Founder History: Art Kendrick

We have a great deal of information about how multiple generations of the Bosco family established and operated the Star Hotel, the predecessor to The Hotel Denver. In honor of our 100th Anniversary, we have been researching the other key pioneer that created The Hotel Denver as well as a lot of Glenwood Springs history; Art Kendrick. In 1938, competitors and friends Mike Bosco and Art Kendrick merged the neighboring Star and the Denver hotels when the Bosco’s bought out the Kendrick’s. The story, however, started long before that.

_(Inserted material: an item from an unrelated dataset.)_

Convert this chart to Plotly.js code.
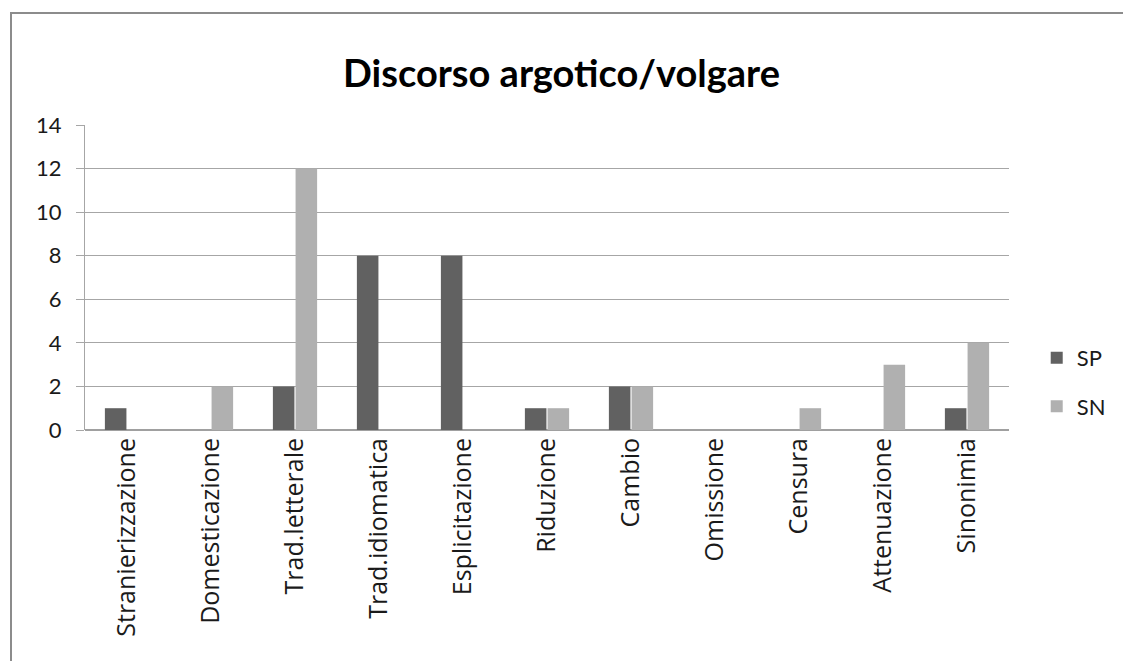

Art Kendrick was a young boy in Illinois when General George Custer came through his hometown on his way west. Because of that encounter, Art wanted to go west in the worst way. In 1879 at age eight, Art was rewarded when his father, Thomas, moved to Leadville, Colorado. Thomas worked in Leadville’s Clarendon Hotel until 1885, when he moved his family to Glenwood Springs. A 40 by 60 foot tent along the river was built, and the Kendrick rooming house was thereby established. The town of Glenwood Springs was also established that year and the first city council meeting was held at the Kendrick house. The rooming house enterprise expanded, and by the turn of the century the Kendrick Cottages, were elite tourist homes in a lovely wooded area near where the courthouse currently stands.

Following in his father’s footsteps, Art Kendrick began his hotel career as a bellhop for the Hotel Glenwood in the late 1880’s. The job involved answering calls from the ailing Doc Holliday, and Doc tipped him “pretty good”. At Hotel Glenwood, he also met his future wife, Mary who was working as a maid.

Art and Mary spent years saving up enough money to lease the second and third floors of McCissack Grocery Store, directly opposite the “new” train station on Riverfront Street. The property was close to the middle of a block that was in a flurry of development following the completion of the Denver and Rio Grande Passenger Depot in 1904. In addition to the grocery store, the block was occupied by numerous small structures housing saloons, restaurants and rooming houses catering to miners and travelers.

The Kendrick’s were successful enough to purchase the building they had been leasing. In 1906 they purchased their first addition to the property, the Ryan’s Restaurant lots, where the restaurant had recently burned to the ground. A 1906 Avalanche Echo front page article wrote of the imminent erection of a modern, up-to-date brick addition which would be “a top-notcher in every respect”. It appears as though that addition was not complete until 1913.

Prohibition began January 1, 1916, rendering the closing of several of the bars on the block. Art acquired the remaining lots to the west and doubled the size of the hotel. A 1922 ambitious remodel included the mosaic tile, the building’s first elevator, and lighting on the outside to rival the Denver Gas and Electric Building. The lobby was moved to the west end and a ladies parlor was added. Seventy five guest rooms were now in use. The current Hotel Denver, which is double the size of the 1922 property, has 68 rooms. Those seventy five rooms must have been small! They were, however considered some of the best modern rooms on the Western Slope.

On the east part of the block, Henry Bosco built the Star Hotel building in 1915. Bosco and Kendrick weathered the Great Depression together as neighbors and best of friends. By 1938, Mary Kendrick had probably had enough, and talked Mike Bosco into purchasing The Denver Hotel side of the block. The Hotel Denver again almost doubled in size, and Art and Mary Kendrick were able to retire, confident that their life-long work was in good hands.